Leaked Plans Call For An End To Smoking In The UK By 2030
Smoking in Britain could be a thing of the past by as soon as 2030, if a leaked plan from government health experts is to be believed.
"For the 15 per cent of adults who are not yet smoke-free, smoking is the leading cause of ill-health and early death, and a major cause of inequalities. That's why the Government wants to finish the job."
It goes on to say that smoking rates in general have fallen year on year, but that some societal groups - particularly manual workers and LGBTQ individuals - are lagging behind the rest of the population.
Wealth is also a major factor in whether a person smokes or not, with 31 percent of people living in council housing thought to be smokers. Those in more impoverished areas are also more likely to smoke, with rates almost ten times more in Blackpool, one of the poorest parts of the country, than in Westminster, one of the richest.

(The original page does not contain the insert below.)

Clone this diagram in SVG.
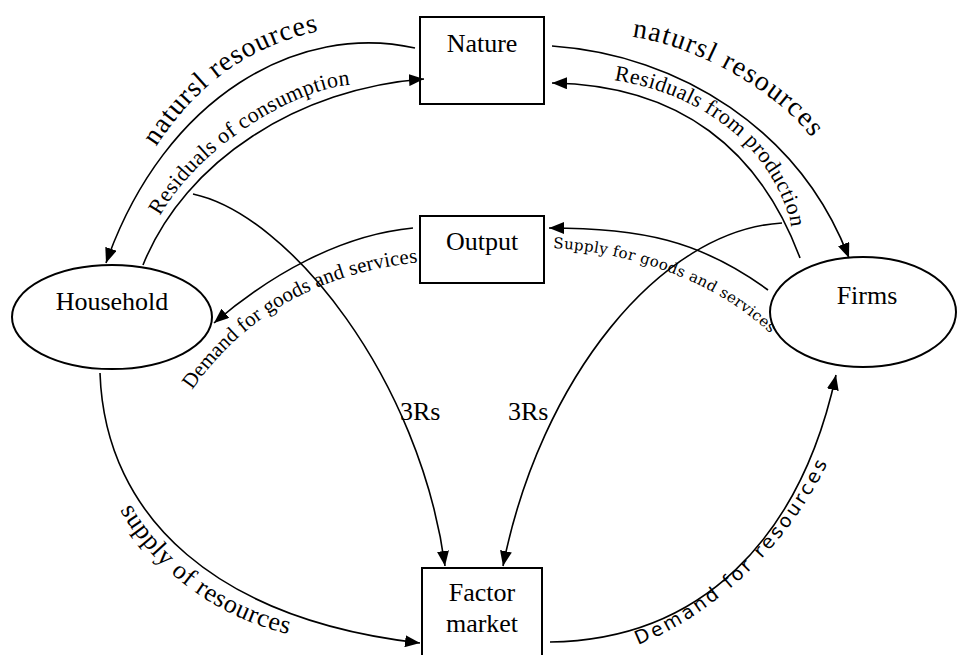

"Tackling these inequalities is the core challenge in the years ahead," says the report. "If we are to achieve this vision of a smoke-free future, we need bold action to both discourage people from starting in the first place, and to support smokers to quit."
It is thought that one of the schemes that may be implemented involves forcing tobacco companies to include information on how to quit smoking in cigarette packaging.
Countries such as the USA and France already compel cig manufacturers to contribute financially to anti-smoking activism, rather than the government stumping up cash from the already beleaguered health service.
Cigarette packaging is already free of all advertising features and includes large, graphic health warnings. Smoking has also been banned in public places since 2007, with the UK now having one of the lowest rates of smoking in Europe.
It is estimated that around 15 percent of the British population smokes, which places the UK behind only Sweden in terms of active smokers. The UK has also seen smoking rates plummet since the 1980s, with less than half as many smokers as back then.